Items listed in a dataset
§ §
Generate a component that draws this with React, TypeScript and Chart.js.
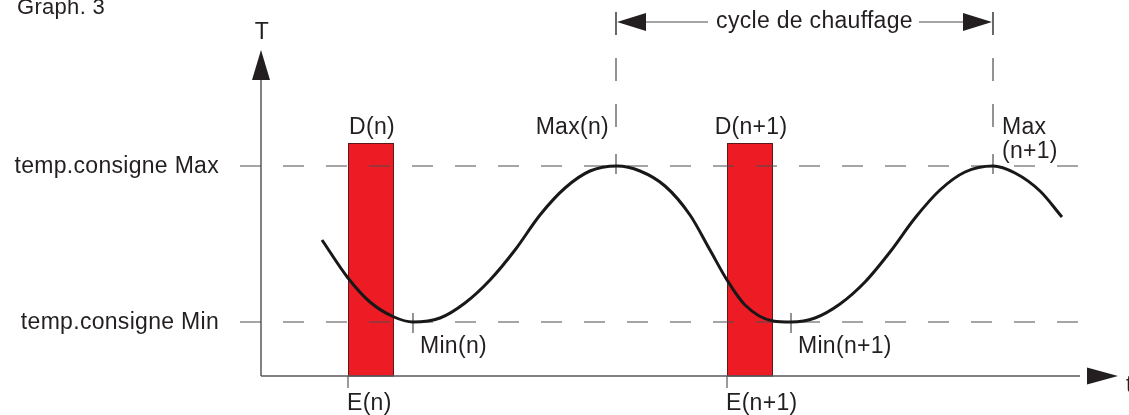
import React, { useEffect, useRef } from "react";
import { Chart, registerables } from "chart.js";

Chart.register(...registerables);

// ---- data (time units / temperature units) ----
const timeValues = [61, 87, 109, 133, 152, 179, 204, 229, 254, 279, 304, 329, 356, 379, 404, 429, 449, 466, 484, 512, 530, 554, 579, 604, 629, 654, 679, 704, 732, 754, 779, 801];
const tempValues = [136, 98, 74, 59, 54, 58, 73, 96, 126, 161, 188, 205, 210, 205, 190, 161, 126, 96, 71, 55, 54, 58, 72, 94, 124, 158, 186, 204, 210, 203, 185, 159];

const levelMax = 210;
const levelMin = 54;
const levelLabels = ["temp.consigne Max", "temp.consigne Min"];

const heatStart = [87, 466];
const heatEnd = [133, 512];
const heatTop = 233;
const heatLabels = ["D(n)", "D(n+1)"];
const startLabels = ["E(n)", "E(n+1)"];

const maxTimes = [355, 732];
const maxLabels = ["Max(n)", "Max\n(n+1)"];
const minTimes = [152, 530];
const minLabels = ["Min(n)", "Min(n+1)"];

const cycleLabel = "cycle de chauffage";
const title = "Graph. 3";
const yAxisLabel = "T";
const xAxisLabel = "t";

const TEXT = "#231f20";
const LINE = "#58595b";
const FONT = '"Liberation Sans", Arial, sans-serif';

function setFont(ctx: CanvasRenderingContext2D, size: number) {
  ctx.font = `${size}px ${FONT}`;
  (ctx as any).letterSpacing = "0.3px";
  ctx.fillStyle = TEXT;
}

const diagramPlugin = {
  id: "diagram",
  beforeDatasetsDraw(chart: any) {
    const ctx: CanvasRenderingContext2D = chart.ctx;
    const xs = chart.scales.x;
    const ys = chart.scales.y;
    const X = (v: number) => xs.getPixelForValue(v);
    const Y = (v: number) => ys.getPixelForValue(v);
    const x0 = X(0);
    const y0 = Y(0);
    ctx.save();

    // heating bars
    for (let i = 0; i < heatStart.length; i++) {
      const l = X(heatStart[i]);
      const r = X(heatEnd[i]);
      const t = Y(heatTop);
      ctx.fillStyle = "#ed1c24";
      ctx.fillRect(l, t, r - l, y0 - t);
      ctx.strokeStyle = "#5a1a1c";
      ctx.lineWidth = 1;
      ctx.strokeRect(l + 0.5, t + 0.5, r - l - 1, y0 - t - 0.5);
    }

    // axes
    ctx.strokeStyle = LINE;
    ctx.lineWidth = 1.5;
    ctx.beginPath();
    ctx.moveTo(x0, y0);
    ctx.lineTo(x0, ys.top + 24);
    ctx.moveTo(x0, y0);
    ctx.lineTo(xs.right - 30, y0);
    ctx.stroke();
    ctx.fillStyle = TEXT;
    ctx.beginPath();
    ctx.moveTo(x0, ys.top - 6);
    ctx.lineTo(x0 - 9, ys.top + 24);
    ctx.lineTo(x0 + 9, ys.top + 24);
    ctx.closePath();
    ctx.fill();
    ctx.beginPath();
    ctx.moveTo(xs.right + 8, y0);
    ctx.lineTo(xs.right - 23, y0 - 8.5);
    ctx.lineTo(xs.right - 23, y0 + 8.5);
    ctx.closePath();
    ctx.fill();

    // start ticks below the axis
    ctx.strokeStyle = LINE;
    ctx.lineWidth = 1.2;
    ctx.beginPath();
    for (const s of heatStart) {
      ctx.moveTo(X(s), y0);
      ctx.lineTo(X(s), y0 + 12);
    }
    ctx.stroke();

    // dashed set-point levels
    ctx.strokeStyle = "#4d4d4f";
    ctx.lineWidth = 1.2;
    ctx.setLineDash([21, 22]);
    for (const lv of [levelMax, levelMin]) {
      ctx.beginPath();
      ctx.moveTo(x0 - 21, Y(lv));
      ctx.lineTo(xs.right - 30, Y(lv));
      ctx.stroke();
    }
    // dashed verticals at the maxima
    ctx.setLineDash([23, 23]);
    for (const m of maxTimes) {
      ctx.beginPath();
      ctx.moveTo(X(m), 12);
      ctx.lineTo(X(m), 130);
      ctx.stroke();
    }
    ctx.setLineDash([]);

    // crosses at extrema
    ctx.beginPath();
    for (const m of maxTimes) {
      ctx.moveTo(X(m), Y(levelMax) - 12);
      ctx.lineTo(X(m), Y(levelMax) + 8);
    }
    for (const m of minTimes) {
      ctx.moveTo(X(m), Y(levelMin) - 9);
      ctx.lineTo(X(m), Y(levelMin) + 11);
    }
    ctx.stroke();

    // cycle arrow
    const a = X(maxTimes[0]);
    const b = X(maxTimes[1]);
    const ay = 22;
    ctx.beginPath();
    ctx.moveTo(a, 12);
    ctx.lineTo(a, 35);
    ctx.moveTo(b, 12);
    ctx.lineTo(b, 35);
    ctx.moveTo(a + 28, ay);
    ctx.lineTo(a + 92, ay);
    ctx.moveTo(b - 74, ay);
    ctx.lineTo(b - 28, ay);
    ctx.stroke();
    ctx.fillStyle = TEXT;
    ctx.beginPath();
    ctx.moveTo(a + 1, ay);
    ctx.lineTo(a + 30, ay - 9);
    ctx.lineTo(a + 30, ay + 9);
    ctx.closePath();
    ctx.fill();
    ctx.beginPath();
    ctx.moveTo(b - 1, ay);
    ctx.lineTo(b - 30, ay - 9);
    ctx.lineTo(b - 30, ay + 9);
    ctx.closePath();
    ctx.fill();

    ctx.restore();
  },
  afterDatasetsDraw(chart: any) {
    const ctx: CanvasRenderingContext2D = chart.ctx;
    const xs = chart.scales.x;
    const ys = chart.scales.y;
    const X = (v: number) => xs.getPixelForValue(v);
    const Y = (v: number) => ys.getPixelForValue(v);
    const x0 = X(0);
    const y0 = Y(0);
    ctx.save();
    ctx.textBaseline = "alphabetic";

    setFont(ctx, 22);
    ctx.textAlign = "left";
    ctx.fillText(title, 17, 14);

    setFont(ctx, 23);
    ctx.textAlign = "center";
    ctx.fillText(yAxisLabel, x0 + 1, 39);
    ctx.textAlign = "left";
    ctx.fillText(xAxisLabel, xs.right + 16, y0 + 16);

    ctx.textAlign = "right";
    ctx.fillText(levelLabels[0], x0 - 42, Y(levelMax) + 7);
    ctx.fillText(levelLabels[1], x0 - 42, Y(levelMin) + 7);

    ctx.textAlign = "center";
    for (let i = 0; i < heatLabels.length; i++) {
      const c = (X(heatStart[i]) + X(heatEnd[i])) / 2;
      ctx.fillText(heatLabels[i], c + 1, Y(heatTop) - 9);
    }
    ctx.textAlign = "left";
    for (let i = 0; i < startLabels.length; i++) {
      ctx.fillText(startLabels[i], X(heatStart[i]) - 1, y0 + 34);
    }
    for (let i = 0; i < minLabels.length; i++) {
      ctx.fillText(minLabels[i], X(minTimes[i]) + 7, Y(levelMin) + 31);
    }
    ctx.textAlign = "right";
    ctx.fillText(maxLabels[0], X(maxTimes[0]) - 7, 134);
    ctx.textAlign = "left";
    const parts = maxLabels[1].split("\n");
    ctx.fillText(parts[0], X(maxTimes[1]) + 9, 134);
    ctx.fillText(parts[1], X(maxTimes[1]) + 9, 158);

    ctx.textAlign = "center";
    ctx.fillText(cycleLabel, (X(maxTimes[0]) + X(maxTimes[1])) / 2 + 10, 28);

    ctx.restore();
  },
};

export default function App() {
  const ref = useRef<HTMLCanvasElement | null>(null);
  useEffect(() => {
    document.body.style.margin = "0";
    const canvas = ref.current;
    if (!canvas) return;
    const chart = new Chart(canvas, {
      type: "line",
      data: {
        datasets: [
          {
            data: timeValues.map((t, i) => ({ x: t, y: tempValues[i] })),
            borderColor: "#1a1718",
            borderWidth: 3,
            pointRadius: 0,
            cubicInterpolationMode: "monotone",
            fill: false,
          },
        ],
      },
      options: {
        animation: false,
        responsive: false,
        maintainAspectRatio: false,
        devicePixelRatio: 1,
        layout: { padding: { left: 261, right: 19, top: 56, bottom: 39 } },
        plugins: { legend: { display: false }, tooltip: { enabled: false }, title: { display: false } },
        scales: {
          x: { type: "linear", min: 0, max: 849, display: false },
          y: { type: "linear", min: 0, max: 320, display: false },
        },
      },
      plugins: [diagramPlugin],
    } as any);
    return () => chart.destroy();
  }, []);
  return (
    <div style={{ position: "absolute", left: 0, top: 0, width: 1129, height: 415, background: "#fff" }}>
      <canvas ref={ref} width={1129} height={415} style={{ display: "block", width: 1129, height: 415 }} />
    </div>
  );
}
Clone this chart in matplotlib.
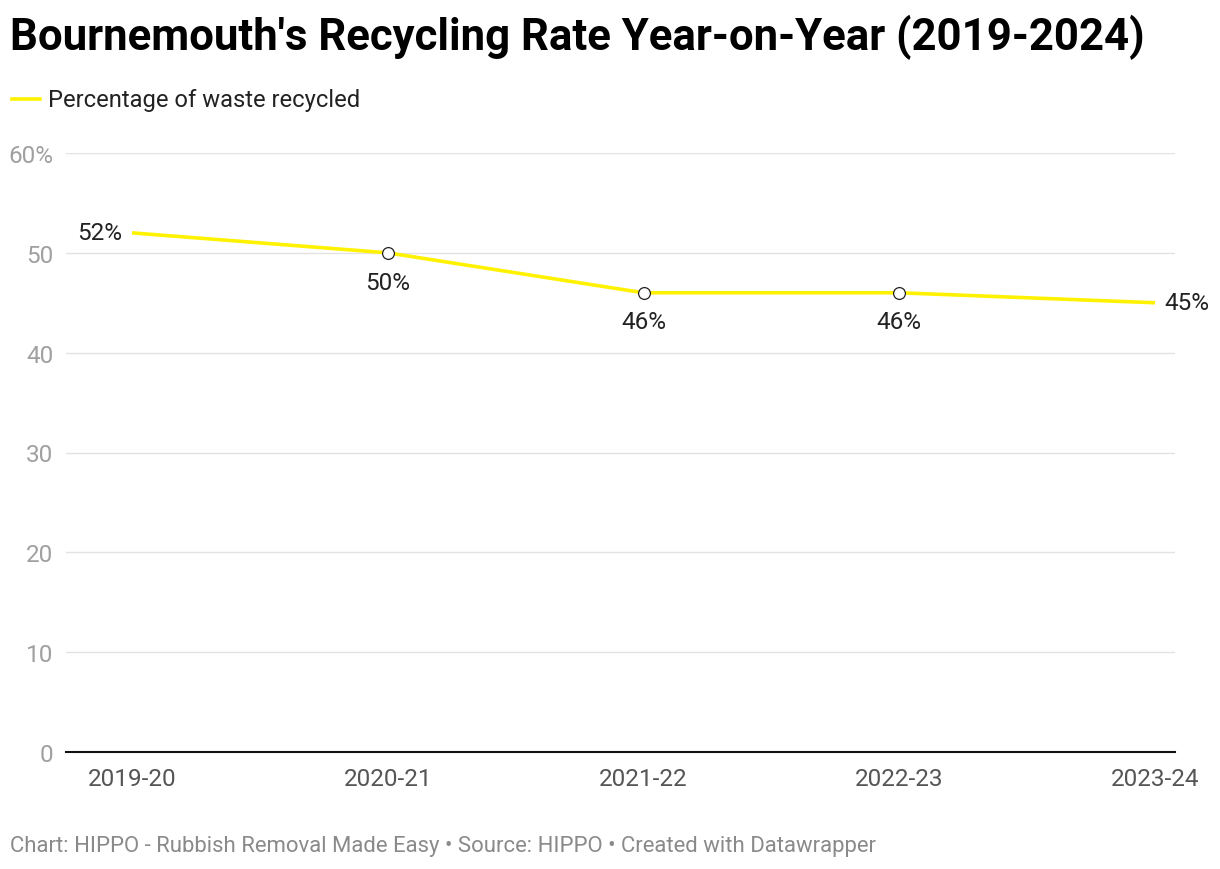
import matplotlib
matplotlib.use("Agg")
import matplotlib.pyplot as plt

years = ["2019-20", "2020-21", "2021-22", "2022-23", "2023-24"]
rates = [52, 50, 46, 46, 45]
label_pos = ["left", "below", "below", "below", "right"]
yticks = [0, 10, 20, 30, 40, 50, 60]
ytick_labels = ["0", "10", "20", "30", "40", "50", "60%"]

plt.rcParams['font.family'] = ['Roboto', 'DejaVu Sans']

fig = plt.figure(figsize=(12.2, 8.7), dpi=100)
ax = fig.add_axes([66/1220, 1-753/870, (1175-66)/1220, (753-154)/870])

x = list(range(len(years)))
ax.plot(x, rates, color='#fff200', lw=2.6, solid_capstyle='butt', zorder=3, clip_on=False)
ax.plot(x[1:-1], rates[1:-1], 'o', ms=8.5, mfc='white', mec='#222222', mew=0.9, zorder=4, clip_on=False)

for xi, v, p in zip(x, rates, label_pos):
    t = f"{v}%"
    if p == "left":
        ax.annotate(t, (xi, v), xytext=(-7, 0), textcoords='offset points', ha='right', va='center', fontsize=17.5, color='#222222')
    elif p == "right":
        ax.annotate(t, (xi, v), xytext=(7, 0), textcoords='offset points', ha='left', va='center', fontsize=17.5, color='#222222')
    else:
        ax.annotate(t, (xi, v), xytext=(0, -21), textcoords='offset points', ha='center', va='center', fontsize=17.5, color='#222222')

ax.set_xlim(-0.258, 4.078)
ax.set_ylim(0, 60)
ax.set_yticks(yticks)
ax.set_yticklabels(ytick_labels)
ax.set_xticks(x)
ax.set_xticklabels(years)
ax.grid(axis='y', color='#e3e3e3', lw=1)
ax.set_axisbelow(True)
for s in ['top', 'right', 'left']:
    ax.spines[s].set_visible(False)
ax.spines['bottom'].set_color('#111111')
ax.spines['bottom'].set_linewidth(1.5)
ax.tick_params(axis='y', length=0, pad=9, labelsize=17.5, labelcolor='#a0a0a0')
ax.tick_params(axis='x', length=0, pad=11, labelsize=17.5, labelcolor='#555555')

fig.text(10/1220, 1-37/870, "Bournemouth's Recycling Rate Year-on-Year (2019-2024)", fontsize=31.5, fontweight='bold', color='#000000', ha='left', va='center')
fig.add_artist(plt.Line2D([12/1220, 40/1220], [1-100/870, 1-100/870], color='#fff200', lw=2.6))
fig.text(48/1220, 1-100/870, "Percentage of waste recycled", fontsize=17.15, color='#222222', ha='left', va='center')
fig.text(10/1220, 1-847/870, "Chart: HIPPO - Rubbish Removal Made Easy \u2022 Source: HIPPO \u2022 Created with Datawrapper", fontsize=15.9, color='#8a8a8a', ha='left', va='center')

fig.savefig("out.png", dpi=100, facecolor='white')
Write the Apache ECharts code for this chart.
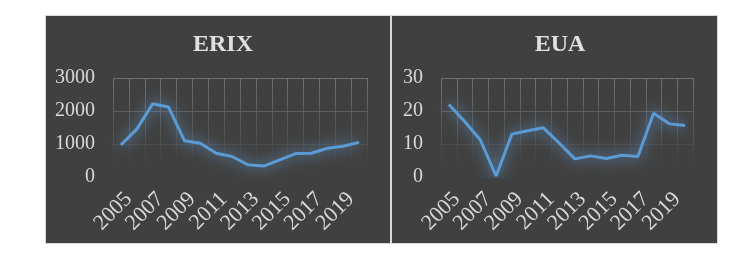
<!DOCTYPE html>
<html>
<head>
<meta charset="utf-8">
<script src="https://cdn.jsdelivr.net/npm/echarts@6/dist/echarts.min.js"></script>
<style>
html,body{margin:0;padding:0;background:#fff;}
#chart{width:736px;height:257px;}
</style>
</head>
<body>
<div id="chart"></div>
<script>
var years = ['2005','2006','2007','2008','2009','2010','2011','2012','2013','2014','2015','2016','2017','2018','2019','2020'];
var erixValues = [970, 1450, 2220, 2120, 1100, 1020, 720, 620, 370, 330, 520, 710, 720, 870, 930, 1050];
var euaValues = [22, 16.8, 11.2, 0.3, 13, 14, 14.9, 10.3, 5.5, 6.4, 5.6, 6.6, 6.2, 19.3, 16.1, 15.6];
var titles = ['ERIX', 'EUA'];
var erixTicks = {min: 0, max: 3000, interval: 1000};
var euaTicks = {min: 0, max: 30, interval: 10};

var labelColor = '#d9d9d9';
var font = '"Liberation Serif", "Times New Roman", serif';
function gridGrad(){
  return new echarts.graphic.LinearGradient(0, 78, 0, 177, [
    {offset: 0, color: 'rgba(112,112,112,1)'},
    {offset: 0.6, color: 'rgba(84,84,84,0.85)'},
    {offset: 1, color: 'rgba(64,64,64,0)'}
  ], true);
}
function xAxis(i){
  return {
    type: 'category', gridIndex: i, data: years, boundaryGap: true,
    axisLine: {show: false}, axisTick: {show: false},
    axisLabel: {interval: 1, rotate: 45, margin: 11, align: 'right', verticalAlign: 'top', color: labelColor, fontFamily: font, fontSize: 22},
    splitLine: {show: true, interval: 0, lineStyle: {color: gridGrad(), width: 1}}
  };
}
function yAxis(i, t){
  return {
    type: 'value', gridIndex: i, min: t.min, max: t.max, interval: t.interval,
    axisLine: {show: false}, axisTick: {show: false},
    axisLabel: {margin: 18, color: labelColor, fontFamily: font, fontSize: 20, formatter: function(v){ return String(v); }},
    splitLine: {show: true, lineStyle: {color: gridGrad(), width: 1}}
  };
}
function lineSeries(i, data){
  return {
    type: 'line', xAxisIndex: i, yAxisIndex: i, data: data,
    symbol: 'none', smooth: false, silent: true,
    lineStyle: {color: '#5b9bd5', width: 3, shadowColor: 'rgba(100,170,235,1)', shadowBlur: 14},
    itemStyle: {color: '#5b9bd5'}
  };
}
var chart = echarts.init(document.getElementById('chart'), null, {renderer: 'canvas'});
chart.setOption({
  animation: false,
  backgroundColor: '#ffffff',
  graphic: [
    {type: 'rect', z: -10, shape: {x: 45.5, y: 15.5, width: 345, height: 228}, style: {fill: '#404040', stroke: '#d9d9d9', lineWidth: 1}},
    {type: 'rect', z: -10, shape: {x: 391.5, y: 15.5, width: 326, height: 228}, style: {fill: '#404040', stroke: '#d9d9d9', lineWidth: 1}}
  ],
  title: [
    {text: titles[0], left: 218, top: 28, textAlign: 'center', textStyle: {color: '#e0e0e0', fontFamily: font, fontWeight: 'bold', fontSize: 24}},
    {text: titles[1], left: 555, top: 28, textAlign: 'center', textStyle: {color: '#e0e0e0', fontFamily: font, fontWeight: 'bold', fontSize: 24}}
  ],
  grid: [
    {left: 113, top: 78, width: 254, height: 99, containLabel: false},
    {left: 441, top: 78, width: 252, height: 99, containLabel: false}
  ],
  xAxis: [xAxis(0), xAxis(1)],
  yAxis: [yAxis(0, erixTicks), yAxis(1, euaTicks)],
  series: [lineSeries(0, erixValues), lineSeries(1, euaValues)]
});
</script>
</body>
</html>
§ §
• Written task: Take the stretch from the line containing "Clone this chart in matplotlib." through the line containing "plt.rcParams['font.family'] = ['Roboto', 'DejaVu" and reproduce it exactly, both ends included. Omit the pictures.

• Correct answer:
Clone this chart in matplotlib.
import matplotlib
matplotlib.use("Agg")
import matplotlib.pyplot as plt

years = ["2019-20", "2020-21", "2021-22", "2022-23", "2023-24"]
rates = [52, 50, 46, 46, 45]
label_pos = ["left", "below", "below", "below", "right"]
yticks = [0, 10, 20, 30, 40, 50, 60]
ytick_labels = ["0", "10", "20", "30", "40", "50", "60%"]

plt.rcParams['font.family'] = ['Roboto', 'DejaVu Sans']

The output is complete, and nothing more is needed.